SABER QUE COMUNGAS DE IDEIAS PRÓXIMAS DAS QUE PERFILHO,E QUE,DESSA FORMA CORAJOSA,EXPÕES O QUE SENTES É PARA MIM UM INCENTIVO PARA CONTINUAR,ATÉ "QUE A VOZ ME DOA" A GRITAR ALTO QUE OS MORTOS MERECEM MAIS RESPEITO DESTA CORJA QUE DESPUDORADA E VILMENTE SE SENTA NAS CADEIRAS DO MANDO(NÃO DO PODER POIS QUE ESSE É EXTERNO,"MERKELIANO"...) E MANDA CÁ PARA FORA AS DIRECTRIZES QUE AQUELA LHES IMPÕE...

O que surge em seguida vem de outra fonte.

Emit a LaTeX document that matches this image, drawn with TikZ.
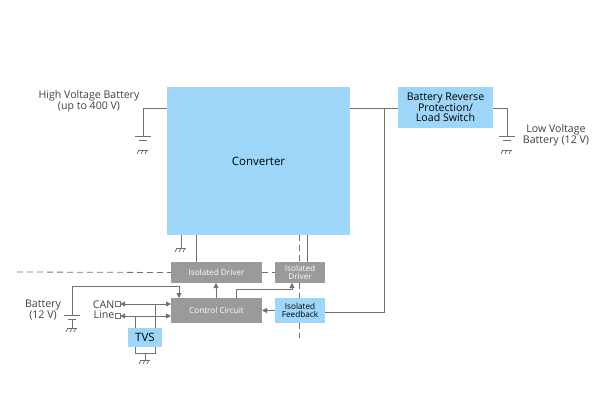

OS MORTOS MERECEM MAIS RESPEITO DOS CHEFES MILITARES QUE CONSIDERAM TABÚ OS PROBLEMAS DE DIGNIDADE( MAIS DE FALTA DELA) QUE ENVOLVEM TANTOS VETERANOS,AS SUAS FAMÍLIAS,ALGUNS VEGETANDO POR ESSAS RUAS DAS GRANDES CIDADES OU ARRASTANDO-SE POR TUGÚRIOS MISERÁVEIS NAS TERRAS DO INTERIOR,SEM UMA MALGA DE CALDO QUENTE,SEM UM CARINHO,SEM UM ABRAÇO AMIGO,SEM UM SIMPLES SORRISO DE UM VIZINHO...
SÃO QUNTOS DELES OS VEÍCULOS APORTADORES DAS MEDALHAS DOS SENHORES GENERAIS E QUEJANDOS,QUE NUM ESFORÇO ABNEGADO A QUE SE DEVOTARAM,SEM NADA RECEBEREM EM TROCA,POSSIBILITARAM UM RELATÓRIO DE OPERAÇÃO QUE OS IGNORAVA E ENALTECIA O "GÉNIO" DO ESTRATEGA,DO AMARELADO E ESTRELADO OMBRO...
SEI QUE TERIA DE "ESPERAR SENTADO" POR UMA RETRATAÇÃO,UMA PEQUENINA,POR MAIS INSIGNIFICANTE QUE FOSSE,ATITUDE DE RESPEITO,DE LHANEZA DE CARÁCTER,DE QUEM ESTANDO NO ALTO DOS PEDESTAIS QUE TODOS E EM ESPECIAL AQUELES QUE JÁ PARTIRAM,AJUDARAM A COLOCAR,RELATIVAMENTE AOS QUE LHES SERVIRAM DE MULETAS...
NÃO ME CALAREI,SABENDO QUE FARÁS O MESMO.
QUE DIZER DO TEU ESCRITO?
PALAVRAS PARA QUÊ?
É MAIS UM TRABALHO DE ALTÍSSIMA QUALIDADE A QUE FELIZMENTE NOS TENS HABITUADO.
ABRAÇO
MANUEL MAIA
Caro Camarigo Mexia
Acompanho sempre com interesse estas tuas interrogações, estas reflexões.
Gosto dos poemas.
Mas desta vez retenho-me na tua introdução ao artigo.
É isso mesmo, concordo com o que lá dizes.
Um abraço
Hélder S.
Mexia Alves
Dizem (alguns) que quem não aprecia Poesia,tem pouca sensibilidade...!?
Talvez...mas não estou nem estarei convencido!
Há poesia de que gosto e outra que me enfastia!
Julgo que a diferença estará na mensagem e na maior ou menor simplicidade em a exprimir poéticamente.
Errado? Talvez,mas é o que sinto.
Desta tua,gostei,gostei bastant, assim como da introdução.